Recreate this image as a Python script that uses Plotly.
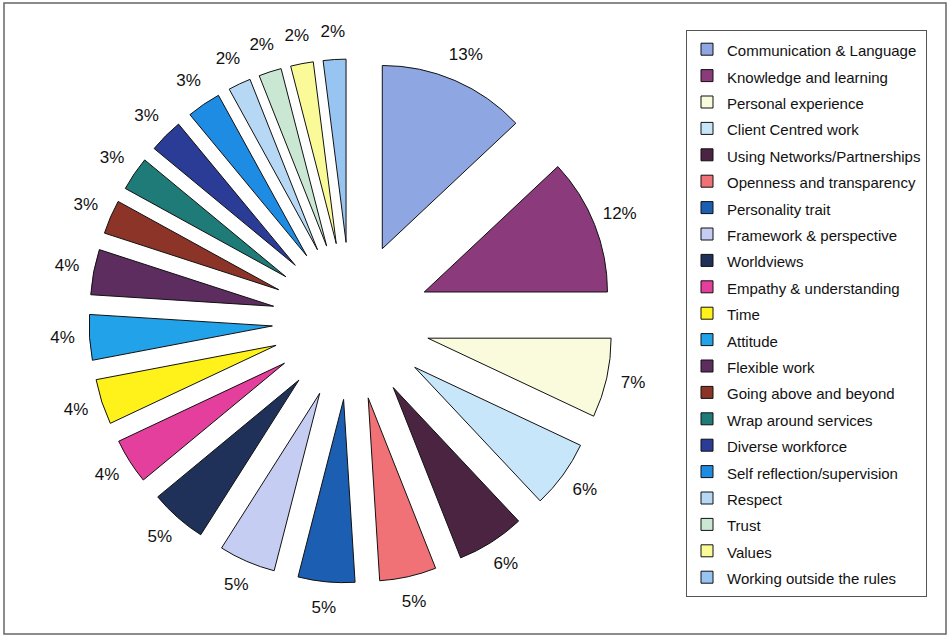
import plotly.graph_objects as go

categories = [
    "Communication & Language", "Knowledge and learning", "Personal experience",
    "Client Centred work", "Using Networks/Partnerships", "Openness and transparency",
    "Personality trait", "Framework & perspective", "Worldviews",
    "Empathy & understanding", "Time", "Attitude", "Flexible work",
    "Going above and beyond", "Wrap around services", "Diverse workforce",
    "Self reflection/supervision", "Respect", "Trust", "Values",
    "Working outside the rules",
]
values = [13, 12, 7, 6, 6, 5, 5, 5, 5, 4, 4, 4, 4, 3, 3, 3, 3, 2, 2, 2, 2]
colors = [
    "#8ea6e2", "#8b3a7c", "#fafadc", "#c8e6fa", "#4b2441", "#f07276",
    "#1c5fb2", "#c6cdf2", "#1f3059", "#e43f9c", "#fff21a", "#22a2e8",
    "#5c2d5e", "#8c3428", "#1f7b78", "#2b3c97", "#1f8ce4", "#b6d8f5",
    "#c9e7d3", "#fbfa98", "#97c4f1",
]

W, H = 948, 635
CX, CY = 351, 314          # pie centre (px from left, px from bottom)
PIE_R = 262                # outer radius incl. pull (px)
POLAR_R = 300              # radius of the label overlay domain (px)
LABEL_R = 289              # label distance from centre (px)

PIE_DOMAIN = dict(x=[(CX - PIE_R) / W, (CX + PIE_R) / W],
                  y=[(CY - PIE_R) / H, (CY + PIE_R) / H])
POLAR_DOMAIN = dict(x=[(CX - POLAR_R) / W, (CX + POLAR_R) / W],
                    y=[(CY - POLAR_R) / H, (CY + POLAR_R) / H])

legend_labels = ['<span style="font-size:15px">%s</span>' % c for c in categories]

# angular mid-points of each slice (degrees, clockwise from 12 o'clock)
total = sum(values)
mids = []
acc = 0
for v in values:
    mids.append(360.0 * (acc + v / 2.0) / total)
    acc += v

fig = go.Figure()
fig.add_trace(go.Pie(
    labels=legend_labels,
    values=values,
    sort=False,
    direction="clockwise",
    rotation=0,
    pull=[0.43] * len(values),
    marker=dict(colors=colors, line=dict(color="#111111", width=1)),
    textinfo="none",
    domain=PIE_DOMAIN,
    hoverinfo="label+percent",
))

fig.add_trace(go.Scatterpolar(
    theta=mids,
    r=[LABEL_R] * len(values),
    mode="text",
    text=["%d%%" % v for v in values],
    textposition="middle center",
    textfont=dict(family="Liberation Sans, Arial, sans-serif", size=17, color="#111111"),
    cliponaxis=False,
    showlegend=False,
    hoverinfo="skip",
))

fig.update_layout(
    width=W, height=H,
    margin=dict(l=0, r=0, t=0, b=0, autoexpand=False),
    paper_bgcolor="white",
    font=dict(family="Liberation Sans, Arial, sans-serif", color="#111111"),
    showlegend=True,
    polar=dict(
        domain=POLAR_DOMAIN,
        bgcolor="rgba(0,0,0,0)",
        radialaxis=dict(visible=False, range=[0, POLAR_R]),
        angularaxis=dict(visible=False, rotation=90, direction="clockwise"),
    ),
    legend=dict(
        x=686 / W, y=1 - 30 / H, xanchor="left", yanchor="top",
        bordercolor="#555555", borderwidth=1, bgcolor="white",
        font=dict(size=18, color="#111111"),
        traceorder="normal",
    ),
    shapes=[dict(type="rect", xref="paper", yref="paper",
                 x0=4 / W, x1=946 / W, y0=1 / H, y1=1 - 3 / H,
                 line=dict(color="#666666", width=1.5))],
)

fig.write_html("out.html")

= = = = =

_What is being asked:_
Transcribe the full listing above exactly as it stands, minus the pictures.

_Final result:_
Recreate this image as a Python script that uses Plotly.
import plotly.graph_objects as go

categories = [
    "Communication & Language", "Knowledge and learning", "Personal experience",
    "Client Centred work", "Using Networks/Partnerships", "Openness and transparency",
    "Personality trait", "Framework & perspective", "Worldviews",
    "Empathy & understanding", "Time", "Attitude", "Flexible work",
    "Going above and beyond", "Wrap around services", "Diverse workforce",
    "Self reflection/supervision", "Respect", "Trust", "Values",
    "Working outside the rules",
]
values = [13, 12, 7, 6, 6, 5, 5, 5, 5, 4, 4, 4, 4, 3, 3, 3, 3, 2, 2, 2, 2]
colors = [
    "#8ea6e2", "#8b3a7c", "#fafadc", "#c8e6fa", "#4b2441", "#f07276",
    "#1c5fb2", "#c6cdf2", "#1f3059", "#e43f9c", "#fff21a", "#22a2e8",
    "#5c2d5e", "#8c3428", "#1f7b78", "#2b3c97", "#1f8ce4", "#b6d8f5",
    "#c9e7d3", "#fbfa98", "#97c4f1",
]

W, H = 948, 635
CX, CY = 351, 314          # pie centre (px from left, px from bottom)
PIE_R = 262                # outer radius incl. pull (px)
POLAR_R = 300              # radius of the label overlay domain (px)
LABEL_R = 289              # label distance from centre (px)

PIE_DOMAIN = dict(x=[(CX - PIE_R) / W, (CX + PIE_R) / W],
                  y=[(CY - PIE_R) / H, (CY + PIE_R) / H])
POLAR_DOMAIN = dict(x=[(CX - POLAR_R) / W, (CX + POLAR_R) / W],
                    y=[(CY - POLAR_R) / H, (CY + POLAR_R) / H])

legend_labels = ['<span style="font-size:15px">%s</span>' % c for c in categories]

# angular mid-points of each slice (degrees, clockwise from 12 o'clock)
total = sum(values)
mids = []
acc = 0
for v in values:
    mids.append(360.0 * (acc + v / 2.0) / total)
    acc += v

fig = go.Figure()
fig.add_trace(go.Pie(
    labels=legend_labels,
    values=values,
    sort=False,
    direction="clockwise",
    rotation=0,
    pull=[0.43] * len(values),
    marker=dict(colors=colors, line=dict(color="#111111", width=1)),
    textinfo="none",
    domain=PIE_DOMAIN,
    hoverinfo="label+percent",
))

fig.add_trace(go.Scatterpolar(
    theta=mids,
    r=[LABEL_R] * len(values),
    mode="text",
    text=["%d%%" % v for v in values],
    textposition="middle center",
    textfont=dict(family="Liberation Sans, Arial, sans-serif", size=17, color="#111111"),
    cliponaxis=False,
    showlegend=False,
    hoverinfo="skip",
))

fig.update_layout(
    width=W, height=H,
    margin=dict(l=0, r=0, t=0, b=0, autoexpand=False),
    paper_bgcolor="white",
    font=dict(family="Liberation Sans, Arial, sans-serif", color="#111111"),
    showlegend=True,
    polar=dict(
        domain=POLAR_DOMAIN,
        bgcolor="rgba(0,0,0,0)",
        radialaxis=dict(visible=False, range=[0, POLAR_R]),
        angularaxis=dict(visible=False, rotation=90, direction="clockwise"),
    ),
    legend=dict(
        x=686 / W, y=1 - 30 / H, xanchor="left", yanchor="top",
        bordercolor="#555555", borderwidth=1, bgcolor="white",
        font=dict(size=18, color="#111111"),
        traceorder="normal",
    ),
    shapes=[dict(type="rect", xref="paper", yref="paper",
                 x0=4 / W, x1=946 / W, y0=1 / H, y1=1 - 3 / H,
                 line=dict(color="#666666", width=1.5))],
)

fig.write_html("out.html")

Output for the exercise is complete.